Friday, March 14, 2014

Be careful what you ask for.

I posted a quote I got from an email discussion in another venue this evening on Facebook, but I eventually couldn't let it go - I've got to talk about it here and expand it a bit.
"If we give the government the ability to tell us we can't have abortions, we are also giving them the power to tell us when we will have abortions and that opens up more doors that I care to open."
I know that Republicans have, in these last couple of years, lost their ability to discern such simple things as irony or hypocrisy, but for a political party whose defining principle has been a distrust of big government and a desire to see as little interference in private lives as possible, this obsession with abortion over the last several decades has been painful to watch.  It indicates that they almost never have been able to see those faults.

The standard counter that the pro choice crowd uses is that anti-abortion laws violate the integrity of a woman's right to decide the fate of her own body and how she will obtain the health care she decides she needs according to her doctor's advice.  How she will determine the course of her life, without being trapped by the desires and beliefs of others.

I fully endorse that argument.

But it ignores something Republicans themselves have ignored for over forty years.  A subject that otherwise is near and dear to the heart of every Republican - the subject of governmental power and its ability to overpower the rights of the citizens of this country.  Republicans have always felt the need to restrain that power - to keep the government out of our lives and to prevent it from interfering with our personal decisions.

Unless, of course, it is intended to control something else that Republicans feel the need to restrain.

Women.  Women and their unfettered power over themselves, which threatens the traditional power structures of Conservative principles.

Ok, so let's do a short thought experiment.  Suppose for a moment that Republicans win.  (Shudder)  They outlaw abortion in all 50 States and US territories.

Hooray for the Party!  (Hoots and whistles, guns going off into the air, etc.)

Now, let's look carefully at this for a minute.  What have they done?  Yeah, yeah, violated the rights of every woman in America, I know, but what else?  What power have they given the government?  When you restrain the rights of citizens, you allow the government more power.

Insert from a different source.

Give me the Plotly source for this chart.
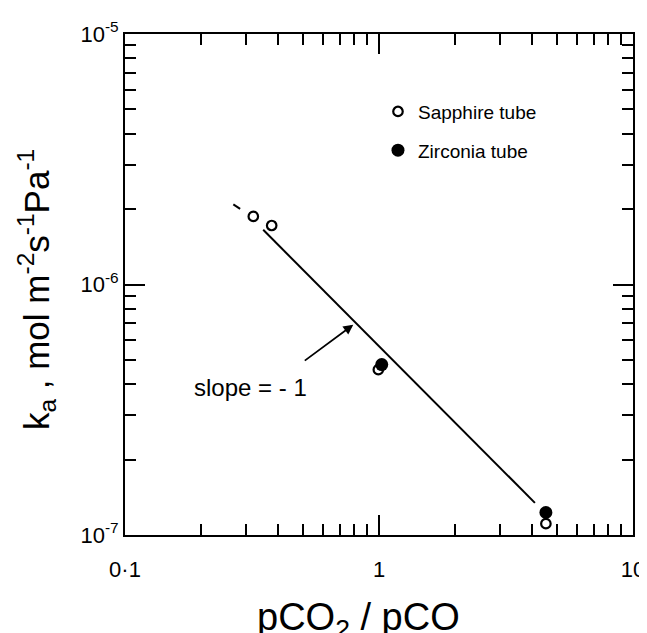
import plotly.graph_objects as go
import math

# Data
sapphire_x = [0.320, 0.378, 0.994, 4.54]
sapphire_y = [1.87e-6, 1.72e-6, 4.57e-7, 1.11e-7]
zirconia_x = [1.025, 4.54]
zirconia_y = [4.79e-7, 1.23e-7]
fit_x = [0.267, 0.284, None, 0.350, 4.11]
fit_y = [2.09e-6, 2.005e-6, None, 1.653e-6, 1.344e-7]
arrow_head = (0.792, 6.91e-7)
slope_label_pos = (0.313, 3.88e-7)
x_tickvals = [0.1, 1, 10]
x_ticktext = ["0·1", "1", "10"]
y_tickvals = [1e-7, 1e-6, 1e-5]
y_ticktext = ["10<sup>-7</sup>", "10<sup>-6</sup>", "10<sup>-5</sup>"]
x_minor = [0.2, 0.3, 0.4, 0.5, 0.6, 0.7, 0.8, 0.9, 2, 3, 4, 5, 6, 7, 8, 9]
y_minor = [2e-7, 3e-7, 4e-7, 5e-7, 6e-7, 7e-7, 8e-7, 9e-7,
           2e-6, 3e-6, 4e-6, 5e-6, 6e-6, 7e-6, 8e-6, 9e-6]

FONT = "Liberation Sans, Arial, sans-serif"

fig = go.Figure()
fig.add_trace(go.Scatter(x=fit_x, y=fit_y, mode="lines",
                         line=dict(color="black", width=2), showlegend=False))
fig.add_trace(go.Scatter(x=sapphire_x, y=sapphire_y, mode="markers", name="Sapphire tube",
                         legendgroup="a",
                         marker=dict(symbol="circle-open", size=9.5, color="black",
                                     line=dict(width=2.2, color="black"))))
fig.add_trace(go.Scatter(x=zirconia_x, y=zirconia_y, mode="markers", name="Zirconia tube",
                         legendgroup="b",
                         marker=dict(symbol="circle", size=13, color="black")))

axis_common = dict(type="log", showgrid=False, zeroline=False, showline=True,
                   linecolor="black", linewidth=2, mirror="ticks", automargin=False,
                   ticks="inside", ticklen=20, tickwidth=2, tickcolor="black",
                   tickfont=dict(family=FONT, size=22, color="black"))

fig.update_layout(
    width=639, height=625,
    margin=dict(l=117, r=14, t=26, b=98),
    paper_bgcolor="white", plot_bgcolor="white",
    xaxis=dict(**axis_common, range=[-1, 1], tickvals=x_tickvals, ticktext=x_ticktext,
               ticklabelstandoff=14,
               minor=dict(tickvals=x_minor, ticks="inside", ticklen=11, tickwidth=2,
                          tickcolor="black", showgrid=False)),
    yaxis=dict(**axis_common, range=[-7, -5], tickvals=y_tickvals, ticktext=y_ticktext,
               ticklabelstandoff=0,
               minor=dict(tickvals=y_minor, ticks="inside", ticklen=11, tickwidth=2,
                          tickcolor="black", showgrid=False)),
    legend=dict(x=0.498, y=0.883, xanchor="left", yanchor="top",
                traceorder="grouped", tracegroupgap=11,
                font=dict(family=FONT, size=19, color="black"),
                bgcolor="rgba(0,0,0,0)"),
    showlegend=True,
)

fig.add_annotation(x=math.log10(arrow_head[0]), y=math.log10(arrow_head[1]),
                   xref="x", yref="y", ax=-50, ay=37, axref="pixel", ayref="pixel",
                   showarrow=True, arrowhead=2, arrowsize=1.1, arrowwidth=1.8,
                   arrowcolor="black", text="")
fig.add_annotation(x=math.log10(slope_label_pos[0]), y=math.log10(slope_label_pos[1]),
                   xref="x", yref="y", showarrow=False, text="slope = - 1",
                   font=dict(family=FONT, size=24, color="black"),
                   xanchor="center", yanchor="middle")
fig.add_annotation(x=-0.175, y=0.489, xref="paper", yref="paper", showarrow=False,
                   textangle=-90, xanchor="center", yanchor="middle",
                   text="k<sub>a</sub> , mol m<sup>-2</sup>s<sup>-1</sup>Pa<sup>-1</sup>",
                   font=dict(family=FONT, size=35, color="black"))
fig.add_annotation(x=0.46, y=-0.170, xref="paper", yref="paper", showarrow=False,
                   xanchor="center", yanchor="middle",
                   text="pCO<sub>2</sub> / pCO",
                   font=dict(family=FONT, size=38, color="black"))

fig.write_html("out.html")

The argument against abortion hinges on the supposed rights of the fetus to live - that it is human and has a right to life, hence the self-imposed name of the anti-abortion movement.  That principle raises the rights of the fetus to be superior to that of the mother who sustains its life.  She becomes, in the words of the pro-choice movement, a human incubator.

In this case, you give the government the power to place the life of that fetus above that of the mother.  You give the government the power to weigh those two lives and to make a decision on which is more important.

For now, the folks who are against abortion would be happy.  They control the conversation for now, and feel that abortion will be a thing of the past.  The women who may die as a result aren't important, they are just women.

But.

Let's take a trip through time.  It's twenty years down the road.  Republicans have managed to contain abortion completely.  There hasn't been a legal one in decades.  But another worry has increasingly gotten their attention.

In spite of their efforts to restrain the voting rights of minorities, to cut back on programs that "encourage" the dependance of the poor on the government, they have refused to acknowledge that their outlawing of contraceptives has resulted in a massive increase in the numbers of poor minorities.

Things are getting out of hand.

As a last ditch effort to restrain that growth, Congress outlaws minorities from having more than one child and mandates an enforced abortion policy for all minority women who have already borne a single child.

Or, they enforce a one-child policy on people who make less than $100,000 per year.

Or on all Catholics.

Or on all non-evangelical Christians and non-Christians.

Or perhaps just on Hispanics.  Or just blacks.

You get the point.   Once that can of worms has been opened, and the government has that power, HOW they exercise it becomes a measure of what the power elite determine is in THEIR best interests.

Not yours.

Do you get it now?  In Roe vs. Wade, the Supreme Court ruled that women have the right to abortion.  That the government cannot make the decision for them as to which life - theirs or the fetus' - is more important.  SCOTUS said that the decision belongs to the individual woman.

Not the government.  That is a restraint on governmental power.  That decision protects us all from allowing the government from making the decision as to who may have an abortion or who may not - or who MUST.

Or who is exempt.

How much do you want to bet on who gets the exemptions and who doesn't?

Heads the rich win, tales the rest of us lose.